A closed mind from the start
The disciplinary hearing lasted just 10 minutes. The decision-maker, Tony Bloom, admitted he had already decided the claimant was guilty before she even spoke. He did not give her a fair chance to defend herself – she was not told she could bring witness statements, and she was banned from the premises during suspension, making it hard to gather evidence. The tribunal found that the whistleblower's claims were inconsistent and that the promised video evidence never materialised. In fact, the tribunal concluded that the allegations were likely concocted by staff worried about losing their jobs due to overstaffing.

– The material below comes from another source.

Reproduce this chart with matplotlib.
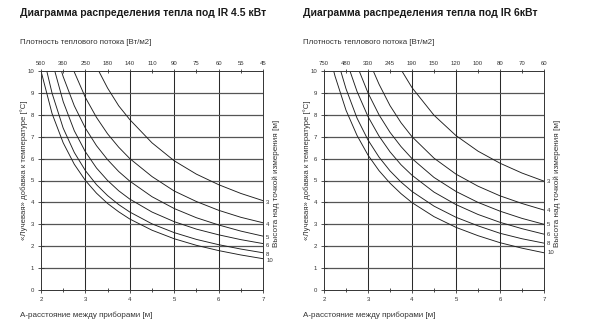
import numpy as np
import matplotlib.pyplot as plt

plt.rcParams['font.family'] = ['Liberation Sans', 'DejaVu Sans']

# distance between heaters [m], shared x grid of the readings
dist = [2.0, 2.25, 2.5, 2.75, 3.0, 3.25, 3.5, 3.75, 4.0, 4.5, 5.0, 5.5, 6.0, 6.5, 7.0]
heights = [3, 4, 5, 6, 8, 10]

# --- IR 4.5 kW: distance where each curve leaves the top (10 °C) and values on dist
start_45 = [3.30, 2.74, 2.46, 2.31, 2.13, 2.00]
temp_45_h3 = [None, None, None, None, None, None, 9.22, 8.41, 7.78, 6.72, 5.90, 5.29, 4.81, 4.41, 4.08]
temp_45_h4 = [None, None, None, None, 8.79, 7.88, 7.13, 6.52, 6.00, 5.18, 4.52, 4.04, 3.64, 3.32, 3.07]
temp_45_h5 = [None, None, 9.74, 8.41, 7.39, 6.59, 5.95, 5.41, 4.97, 4.26, 3.72, 3.30, 2.97, 2.69, 2.46]
temp_45_h6 = [None, None, 8.60, 7.27, 6.31, 5.57, 5.00, 4.53, 4.15, 3.56, 3.12, 2.78, 2.52, 2.30, 2.12]
temp_45_h8 = [None, 8.98, 7.39, 6.28, 5.45, 4.81, 4.31, 3.90, 3.56, 3.02, 2.62, 2.31, 2.07, 1.87, 1.70]
temp_45_h10 = [10.0, 8.05, 6.72, 5.74, 5.00, 4.42, 3.95, 3.57, 3.24, 2.73, 2.34, 2.04, 1.80, 1.60, 1.43]
flux_45 = ['560', '360', '250', '180', '140', '110', '90', '75', '60', '55', '45']

# --- IR 6 kW
start_6 = [3.77, 3.12, 2.80, 2.59, 2.38, 2.22]
temp_6_h3 = [None, None, None, None, None, None, None, None, 9.24, 7.98, 7.05, 6.34, 5.79, 5.34, 4.97]
temp_6_h4 = [None, None, None, None, None, 9.40, 8.42, 7.64, 7.00, 6.02, 5.29, 4.74, 4.30, 3.95, 3.65]
temp_6_h5 = [None, None, None, None, 9.00, 8.00, 7.20, 6.55, 6.00, 5.14, 4.50, 4.00, 3.60, 3.27, 3.00]
temp_6_h6 = [None, None, None, 9.07, 7.92, 7.03, 6.31, 5.72, 5.24, 4.47, 3.90, 3.45, 3.09, 2.80, 2.55]
temp_6_h8 = [None, None, 9.19, 7.85, 6.85, 6.07, 5.44, 4.93, 4.50, 3.83, 3.32, 2.93, 2.59, 2.34, 2.14]
temp_6_h10 = [None, 9.77, 8.21, 7.06, 6.16, 5.45, 4.88, 4.40, 3.99, 3.35, 2.86, 2.48, 2.16, 1.91, 1.70]
flux_6 = ['750', '480', '330', '245', '190', '150', '120', '100', '80', '70', '60']

W, H = 600, 331


def fx(px):
    return px / W


def fy(py):
    return 1 - py / H


def draw_chart(left_px, right_px, starts, series, flux, title, label_shift):
    ax = fig.add_axes([fx(left_px), fy(290), fx(right_px - left_px), 219 / H])
    ax.set_xlim(2, 7)
    ax.set_ylim(0, 10)

    for x in [3, 4, 5, 6]:
        ax.axvline(x, color='#2a2a2a', lw=0.75, zorder=1)
    for y in range(1, 10):
        ax.axhline(y, color='#555555', lw=0.9, zorder=1)

    for h, x0, vals in zip(heights, starts, series):
        xs = [x0] + [d for d, v in zip(dist, vals) if v is not None and d > x0]
        ys = [10.0] + [v for d, v in zip(dist, vals) if v is not None and d > x0]
        ax.plot(xs, ys, color='#1e1e1e', lw=0.65, zorder=2, clip_on=True)
        ax.text(7.07, ys[-1] + label_shift, str(h), fontsize=4.3, color='#333333',
                ha='left', va='center', clip_on=False)

    for s in ax.spines.values():
        s.set_color('#333333')
        s.set_linewidth(0.7)

    ax.set_xticks([2, 3, 4, 5, 6, 7])
    ax.set_xticks(np.arange(2.5, 7, 1.0), minor=True)
    ax.set_yticks(range(0, 11))
    ax.tick_params(axis='both', which='both', labelsize=4.3, colors='#333333',
                   width=0.6, direction='inout', pad=3)
    ax.tick_params(axis='both', which='major', length=4)
    ax.tick_params(axis='both', which='minor', length=3)

    top = ax.secondary_xaxis('top')
    top.set_xticks(np.arange(2.0, 7.01, 0.5), flux)
    top.tick_params(labelsize=4.3, colors='#333333', width=0.6, length=3,
                    direction='inout', pad=2)
    top.spines['top'].set_visible(False)

    fig.text(fx(left_px - 21), fy(13), title, fontsize=7.5, fontweight='bold',
             color='#1a1a1a', ha='left', va='center')
    fig.text(fx(left_px - 21), fy(42), 'Плотность теплового потока [Вт/м2]',
             fontsize=5.7, color='#333333', ha='left', va='center')
    fig.text(fx(left_px - 21), fy(315), 'A-расстояние между приборами [м]',
             fontsize=5.8, color='#333333', ha='left', va='center')
    fig.text(fx(left_px - 17), fy(170), '«Лучевая» добавка к температуре [°C]',
             fontsize=5.6, color='#333333', rotation=90, ha='center', va='center')
    fig.text(fx(right_px + 13), fy(183), 'Высота над точкой измерения [м]',
             fontsize=5.9, color='#333333', rotation=90, ha='center', va='center')
    return ax


fig = plt.figure(figsize=(W / 100, H / 100), dpi=100)
fig.patch.set_facecolor('white')

draw_chart(41, 263, start_45,
           [temp_45_h3, temp_45_h4, temp_45_h5, temp_45_h6, temp_45_h8, temp_45_h10],
           flux_45, 'Диаграмма распределения тепла под IR 4.5 кВт', -0.07)
draw_chart(324, 544, start_6,
           [temp_6_h3, temp_6_h4, temp_6_h5, temp_6_h6, temp_6_h8, temp_6_h10],
           flux_6, 'Диаграмма распределения тепла под IR 6кВт', 0.0)

fig.savefig('out.png', dpi=100)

What the employer could have done differently
R G Care Ltd could have avoided this outcome by conducting a proper investigation. They should have interviewed the claimant as a suspect, not just as a witness. They should have given her time to prepare and allowed her to bring supporting evidence. Most importantly, the decision-maker should have kept an open mind until after the hearing. The employer also reported the claimant to the DBS, which made it nearly impossible for her to find work in the care sector – a consequence that the tribunal noted but could not remedy.
Why this matters for similar claims
This case is a reminder that even in serious misconduct cases, procedural fairness is essential. Employers who rush to judgment or rely on anonymous allegations without proper scrutiny risk paying significant compensation. For employees, it shows that a short hearing and a pre-decided outcome are strong indicators of unfair dismissal, especially when combined with a good disciplinary record.